Nevertheless, the humanitarian tragedy, here, is not less by any mean. The village witnesses daily clashes throughout the day and night and the few of its population who haven't leaved live a real nightmare. At night, they are unable to sleep due to the explosions and the clashes with automatic guns that take place in and around the village. As for those who need to come out for one reason or another, the trip to Damascus, that goes through narrow rural roads full of military checkpoints, rebel ambushes and bandits, proves to be a real suffering and very risky.
The village itself is controlled by the rebels who impose their ruling and define who is pro-regime and who is "revolutionary". They treat the residents harshly. Surprisingly (unsurprisingly?), they don't find any inconsistency between their alleged "revolutionary ethics" and looting the people they, presumably, protect (the other day they instructed the residents to leave their homes, temporarily, pretending they were planning to attack the nearby Damascus airport. One of the residents, who insisted not to leave, saw them breaking into the vacant houses. It turned out that they didn't want any witness, so they could attribute their banditry to the Syrian army).

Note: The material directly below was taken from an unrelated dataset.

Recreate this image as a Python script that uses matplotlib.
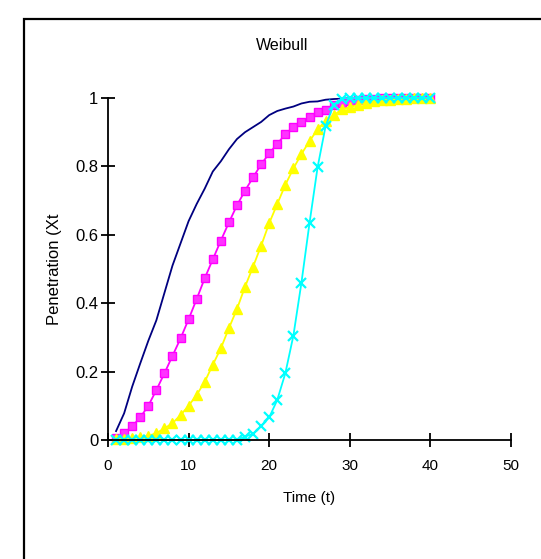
import matplotlib
matplotlib.use("Agg")
import matplotlib.pyplot as plt
from matplotlib.patches import Rectangle

plt.rcParams['font.family'] = ['Liberation Sans', 'DejaVu Sans']

t = list(range(1, 41))

navy_vals = [0.026, 0.078, 0.156, 0.224, 0.29, 0.35, 0.43, 0.51, 0.575, 0.64,
             0.69, 0.735, 0.785, 0.815, 0.85, 0.88, 0.90, 0.915, 0.93, 0.95,
             0.962, 0.969, 0.975, 0.984, 0.989, 0.99, 0.995, 0.997, 0.998, 0.999,
             1.0, 1.0, 1.0, 1.0, 1.0, 1.0, 1.0, 1.0, 1.0, 1.0]

magenta_vals = [0.005, 0.02, 0.04, 0.066, 0.10, 0.146, 0.195, 0.246, 0.297, 0.353,
                0.412, 0.473, 0.528, 0.583, 0.636, 0.686, 0.729, 0.768, 0.806, 0.838,
                0.866, 0.894, 0.915, 0.93, 0.943, 0.959, 0.966, 0.98, 0.986, 0.99,
                0.994, 0.996, 0.998, 1.0, 1.0, 1.0, 1.0, 1.0, 1.0, 1.0]

yellow_vals = [0.002, 0.004, 0.006, 0.008, 0.012, 0.02, 0.034, 0.049, 0.073, 0.10,
               0.132, 0.17, 0.22, 0.268, 0.327, 0.383, 0.448, 0.507, 0.568, 0.634,
               0.69, 0.746, 0.794, 0.836, 0.874, 0.908, 0.934, 0.949, 0.967, 0.973,
               0.98, 0.986, 0.99, 0.993, 0.995, 0.997, 0.998, 0.999, 0.999, 1.0]

cyan_vals = [0.0, 0.0, 0.0, 0.0, 0.0, 0.0, 0.0, 0.0, 0.0, 0.0,
             0.0, 0.0, 0.0, 0.0, 0.0, 0.001, 0.01, 0.018, 0.04, 0.066,
             0.117, 0.195, 0.305, 0.46, 0.634, 0.797, 0.918, 0.98, 0.998, 1.0,
             1.0, 1.0, 1.0, 1.0, 1.0, 1.0, 1.0, 1.0, 1.0, 1.0]

fig = plt.figure(figsize=(5.41, 5.59), dpi=100)
ax = fig.add_axes([108 / 541, 119 / 559, 403 / 541, 342 / 559])

# outer chart frame (cut off at right and bottom)
fig.patches.append(Rectangle((24 / 541, -0.02), 1.0, 1 - 19 / 559 + 0.02,
                             transform=fig.transFigure, fill=False,
                             edgecolor='black', linewidth=1.6))

ax.plot(t, navy_vals, color='#000080', linewidth=1.3, clip_on=False)
ax.plot(t, magenta_vals, color='#ff00ff', linewidth=1.3, marker='s', markersize=6,
        markerfacecolor='#ff33ff', markeredgecolor='#ff00ff', clip_on=False)
ax.plot(t, yellow_vals, color='#ffff00', linewidth=1.3, marker='^', markersize=7,
        markerfacecolor='#ffff00', markeredgecolor='#ffff00', clip_on=False)
ax.plot(t, cyan_vals, color='#00ffff', linewidth=1.3, marker='x', markersize=7,
        markeredgewidth=1.6, clip_on=False)

ax.set_xlim(0, 50)
ax.set_ylim(0, 1)
ax.set_xticks([0, 10, 20, 30, 40, 50])
ax.set_yticks([0, 0.2, 0.4, 0.6, 0.8, 1])
ax.set_yticklabels(['0', '0.2', '0.4', '0.6', '0.8', '1'])
ax.spines['top'].set_visible(False)
ax.spines['right'].set_visible(False)
ax.spines['left'].set_linewidth(1.3)
ax.spines['bottom'].set_linewidth(1.3)
ax.tick_params(direction='inout', length=10, width=1.3, labelsize=11, pad=2)
ax.tick_params(axis='x', pad=9)
ax.tick_params(axis='y', labelsize=12)

ax.set_title('Weibull', fontsize=11.5, x=0.432, y=1.115)
ax.set_xlabel('Time (t)', fontsize=11)
ax.xaxis.set_label_coords(0.499, -0.15)
ax.set_ylabel('Penetration (Xt', fontsize=12)
ax.yaxis.set_label_coords(-0.114, 0.5)

fig.savefig('out.png', dpi=100)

Bilal, and this isn't his real name, is a member of one of the largest Deir Salman's families, one that gave the Syrian army a number of military officers. One of its branches converted to Shi'ism some 70 years ago, something that hasn't presented any problem in the village… until recently when Bilal, a man in his late thirties, married and father of two children of 5 and 11 years old, appeared on the kill list of the "revolutionaries" along with his father, brothers, uncles, and cousins. Bilal isn't shabiha, and he isn't even pro-regime but this isn't of any relevancy for FSA.
Bilal, and most of his family left the village towards other surrounding towns, where the living conditions aren't less difficult but where, at least, they aren't threatened. Bilal became jobless, his two children are traumatized and he's planning to leave Syria to some far-east country where one of his relatives lives. He told me he wants to move away for one year or so until the crisis is over before wondering desperately: But what if they (FSA) won?
This is a short story that won't appear on NYT, Washington post, Aljazeera or Alarabyia, the story of people who, suddenly, found themselves displaced because of the criminal behavior, not of the Syrian regime, but this time, of his counterpart gangs."